> [Given information]
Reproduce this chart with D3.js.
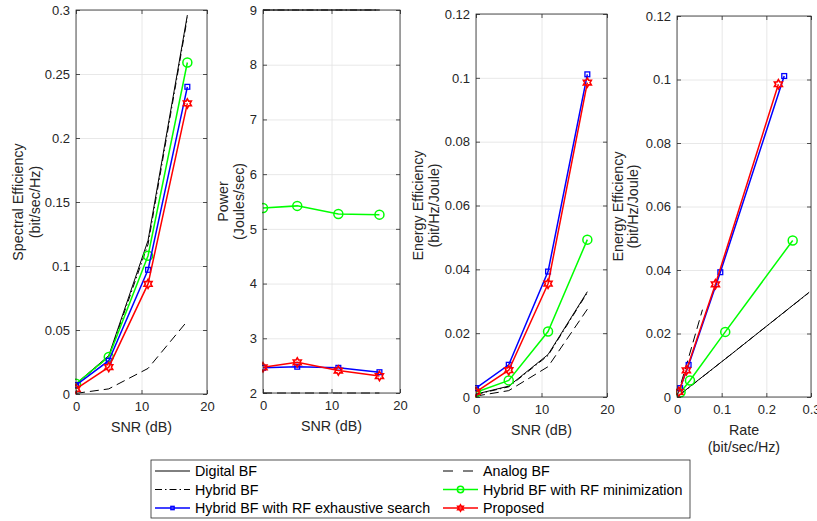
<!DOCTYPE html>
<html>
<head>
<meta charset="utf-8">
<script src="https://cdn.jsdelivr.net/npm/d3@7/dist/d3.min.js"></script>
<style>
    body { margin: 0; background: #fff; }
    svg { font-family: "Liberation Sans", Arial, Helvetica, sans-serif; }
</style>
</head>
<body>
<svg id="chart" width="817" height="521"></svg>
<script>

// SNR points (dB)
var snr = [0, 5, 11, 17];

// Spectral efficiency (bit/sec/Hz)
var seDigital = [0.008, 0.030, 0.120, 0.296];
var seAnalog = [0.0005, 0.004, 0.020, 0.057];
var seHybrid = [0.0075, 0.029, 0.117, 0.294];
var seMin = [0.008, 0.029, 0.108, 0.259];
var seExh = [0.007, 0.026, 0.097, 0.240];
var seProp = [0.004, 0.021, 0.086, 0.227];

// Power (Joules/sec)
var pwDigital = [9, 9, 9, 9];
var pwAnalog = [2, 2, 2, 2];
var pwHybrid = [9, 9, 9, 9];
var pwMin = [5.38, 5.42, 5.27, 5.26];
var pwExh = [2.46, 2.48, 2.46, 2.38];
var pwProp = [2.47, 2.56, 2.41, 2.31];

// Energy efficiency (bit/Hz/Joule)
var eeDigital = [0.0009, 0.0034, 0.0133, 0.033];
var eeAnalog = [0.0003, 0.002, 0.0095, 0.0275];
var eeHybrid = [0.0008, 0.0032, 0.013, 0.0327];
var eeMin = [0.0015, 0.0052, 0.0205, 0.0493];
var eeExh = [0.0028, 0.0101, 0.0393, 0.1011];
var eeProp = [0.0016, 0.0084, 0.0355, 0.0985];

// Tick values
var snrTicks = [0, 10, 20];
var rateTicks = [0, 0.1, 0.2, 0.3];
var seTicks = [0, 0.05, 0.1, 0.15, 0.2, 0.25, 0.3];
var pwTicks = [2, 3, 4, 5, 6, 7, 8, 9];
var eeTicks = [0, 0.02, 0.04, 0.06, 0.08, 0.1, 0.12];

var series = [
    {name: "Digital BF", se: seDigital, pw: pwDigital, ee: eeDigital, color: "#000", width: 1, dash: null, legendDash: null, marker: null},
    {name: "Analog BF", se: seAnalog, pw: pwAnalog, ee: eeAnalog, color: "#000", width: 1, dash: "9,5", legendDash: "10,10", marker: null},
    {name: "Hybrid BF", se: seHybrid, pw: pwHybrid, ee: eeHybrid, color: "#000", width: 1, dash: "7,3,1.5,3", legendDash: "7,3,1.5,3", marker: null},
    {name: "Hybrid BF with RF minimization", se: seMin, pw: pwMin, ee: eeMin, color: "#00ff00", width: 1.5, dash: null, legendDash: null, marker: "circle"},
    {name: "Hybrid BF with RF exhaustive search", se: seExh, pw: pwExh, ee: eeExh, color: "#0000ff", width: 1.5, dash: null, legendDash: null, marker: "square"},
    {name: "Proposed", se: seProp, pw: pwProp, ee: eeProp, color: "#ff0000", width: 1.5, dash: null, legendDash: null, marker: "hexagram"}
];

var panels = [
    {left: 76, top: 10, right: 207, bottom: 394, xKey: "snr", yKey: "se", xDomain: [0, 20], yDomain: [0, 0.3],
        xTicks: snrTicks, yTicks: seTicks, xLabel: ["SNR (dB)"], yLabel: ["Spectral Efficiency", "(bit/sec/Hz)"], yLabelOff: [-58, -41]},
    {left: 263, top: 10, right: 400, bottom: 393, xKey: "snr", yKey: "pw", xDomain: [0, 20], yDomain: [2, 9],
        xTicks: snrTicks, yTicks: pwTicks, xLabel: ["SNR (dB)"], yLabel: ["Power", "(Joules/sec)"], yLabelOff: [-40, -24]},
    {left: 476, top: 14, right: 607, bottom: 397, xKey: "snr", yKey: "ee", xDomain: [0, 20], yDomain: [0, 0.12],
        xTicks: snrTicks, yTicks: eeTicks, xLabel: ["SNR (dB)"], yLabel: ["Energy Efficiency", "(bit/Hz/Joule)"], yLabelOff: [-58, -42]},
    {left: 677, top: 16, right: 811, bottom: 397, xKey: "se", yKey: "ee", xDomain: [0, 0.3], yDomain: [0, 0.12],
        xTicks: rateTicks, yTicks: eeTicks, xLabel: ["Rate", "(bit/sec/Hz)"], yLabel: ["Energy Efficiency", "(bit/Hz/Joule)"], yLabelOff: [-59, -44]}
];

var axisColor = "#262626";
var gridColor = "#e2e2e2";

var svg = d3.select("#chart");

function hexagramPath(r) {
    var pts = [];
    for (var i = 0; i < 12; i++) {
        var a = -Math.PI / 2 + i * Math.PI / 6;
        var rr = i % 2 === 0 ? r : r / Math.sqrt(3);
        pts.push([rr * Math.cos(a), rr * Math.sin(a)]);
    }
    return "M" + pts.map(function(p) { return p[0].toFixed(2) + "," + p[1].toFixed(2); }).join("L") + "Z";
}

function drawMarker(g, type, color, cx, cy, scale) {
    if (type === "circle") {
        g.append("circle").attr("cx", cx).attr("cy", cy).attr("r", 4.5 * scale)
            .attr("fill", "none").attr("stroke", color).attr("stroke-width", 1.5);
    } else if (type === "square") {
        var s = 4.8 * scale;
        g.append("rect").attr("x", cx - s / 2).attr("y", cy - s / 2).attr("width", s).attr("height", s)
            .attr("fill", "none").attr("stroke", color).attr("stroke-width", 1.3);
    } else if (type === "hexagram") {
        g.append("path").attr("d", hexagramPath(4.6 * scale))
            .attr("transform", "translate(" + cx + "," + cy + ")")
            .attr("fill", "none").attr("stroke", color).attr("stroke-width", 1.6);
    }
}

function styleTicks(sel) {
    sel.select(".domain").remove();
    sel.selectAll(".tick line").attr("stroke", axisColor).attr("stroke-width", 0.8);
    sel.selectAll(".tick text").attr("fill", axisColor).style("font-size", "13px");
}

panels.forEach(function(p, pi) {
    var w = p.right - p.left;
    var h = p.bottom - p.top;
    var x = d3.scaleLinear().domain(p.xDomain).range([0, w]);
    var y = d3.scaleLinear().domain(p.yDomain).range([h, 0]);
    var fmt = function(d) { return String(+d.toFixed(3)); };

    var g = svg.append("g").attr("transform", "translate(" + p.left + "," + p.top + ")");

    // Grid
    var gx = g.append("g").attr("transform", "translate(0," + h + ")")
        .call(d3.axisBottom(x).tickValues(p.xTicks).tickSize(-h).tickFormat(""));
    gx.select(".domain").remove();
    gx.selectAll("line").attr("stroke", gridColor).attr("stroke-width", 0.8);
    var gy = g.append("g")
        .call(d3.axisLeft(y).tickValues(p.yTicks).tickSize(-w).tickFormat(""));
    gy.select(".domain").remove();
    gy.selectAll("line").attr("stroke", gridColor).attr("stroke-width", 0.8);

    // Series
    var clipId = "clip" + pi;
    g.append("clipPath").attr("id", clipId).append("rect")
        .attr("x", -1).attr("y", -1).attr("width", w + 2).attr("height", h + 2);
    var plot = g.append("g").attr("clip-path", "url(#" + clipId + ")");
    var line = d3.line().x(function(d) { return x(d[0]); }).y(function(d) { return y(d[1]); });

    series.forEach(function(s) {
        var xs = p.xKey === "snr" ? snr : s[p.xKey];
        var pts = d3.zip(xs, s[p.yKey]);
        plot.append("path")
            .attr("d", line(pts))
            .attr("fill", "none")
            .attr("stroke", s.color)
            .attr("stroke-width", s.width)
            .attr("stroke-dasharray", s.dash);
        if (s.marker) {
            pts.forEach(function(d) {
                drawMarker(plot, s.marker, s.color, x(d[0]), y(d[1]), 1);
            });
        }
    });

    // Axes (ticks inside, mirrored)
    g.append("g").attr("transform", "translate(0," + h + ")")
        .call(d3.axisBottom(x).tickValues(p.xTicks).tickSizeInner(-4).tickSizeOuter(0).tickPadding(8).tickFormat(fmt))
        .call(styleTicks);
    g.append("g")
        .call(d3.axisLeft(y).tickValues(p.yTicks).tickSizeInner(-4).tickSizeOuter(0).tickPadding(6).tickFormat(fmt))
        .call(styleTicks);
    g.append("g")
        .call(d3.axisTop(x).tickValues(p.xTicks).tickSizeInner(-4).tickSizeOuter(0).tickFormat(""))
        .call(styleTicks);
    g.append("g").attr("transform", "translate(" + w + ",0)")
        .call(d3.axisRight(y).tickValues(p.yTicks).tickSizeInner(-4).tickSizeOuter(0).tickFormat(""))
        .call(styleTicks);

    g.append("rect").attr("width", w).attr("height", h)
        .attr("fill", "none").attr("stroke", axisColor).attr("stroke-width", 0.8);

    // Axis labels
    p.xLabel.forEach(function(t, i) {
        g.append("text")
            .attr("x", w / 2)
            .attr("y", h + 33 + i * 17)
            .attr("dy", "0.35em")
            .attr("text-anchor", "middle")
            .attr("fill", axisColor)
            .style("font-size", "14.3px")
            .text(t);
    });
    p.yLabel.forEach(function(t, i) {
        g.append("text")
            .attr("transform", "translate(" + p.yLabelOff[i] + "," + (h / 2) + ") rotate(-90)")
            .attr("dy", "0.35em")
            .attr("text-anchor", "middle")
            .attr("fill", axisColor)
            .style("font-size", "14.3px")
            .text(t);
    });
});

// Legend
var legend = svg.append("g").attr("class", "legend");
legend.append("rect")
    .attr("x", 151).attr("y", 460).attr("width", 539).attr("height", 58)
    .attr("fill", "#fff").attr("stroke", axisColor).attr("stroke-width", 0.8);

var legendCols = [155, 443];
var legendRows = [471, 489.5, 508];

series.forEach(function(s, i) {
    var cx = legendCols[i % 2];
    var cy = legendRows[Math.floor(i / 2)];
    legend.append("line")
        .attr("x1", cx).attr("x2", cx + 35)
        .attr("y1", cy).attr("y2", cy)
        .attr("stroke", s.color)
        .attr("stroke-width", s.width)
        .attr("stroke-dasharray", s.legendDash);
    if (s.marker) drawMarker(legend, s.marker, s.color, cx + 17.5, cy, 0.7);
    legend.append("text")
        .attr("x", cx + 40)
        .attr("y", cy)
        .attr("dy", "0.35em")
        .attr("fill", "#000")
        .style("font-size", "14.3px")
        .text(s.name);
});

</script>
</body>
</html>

> [Aim] Omit the pictures, then repeat exactly each line from the beginning of the listing through the line with "var snr = [0, 5, 11, 17];".

> [Task solution]
Reproduce this chart with D3.js.
<!DOCTYPE html>
<html>
<head>
<meta charset="utf-8">
<script src="https://cdn.jsdelivr.net/npm/d3@7/dist/d3.min.js"></script>
<style>
    body { margin: 0; background: #fff; }
    svg { font-family: "Liberation Sans", Arial, Helvetica, sans-serif; }
</style>
</head>
<body>
<svg id="chart" width="817" height="521"></svg>
<script>

// SNR points (dB)
var snr = [0, 5, 11, 17];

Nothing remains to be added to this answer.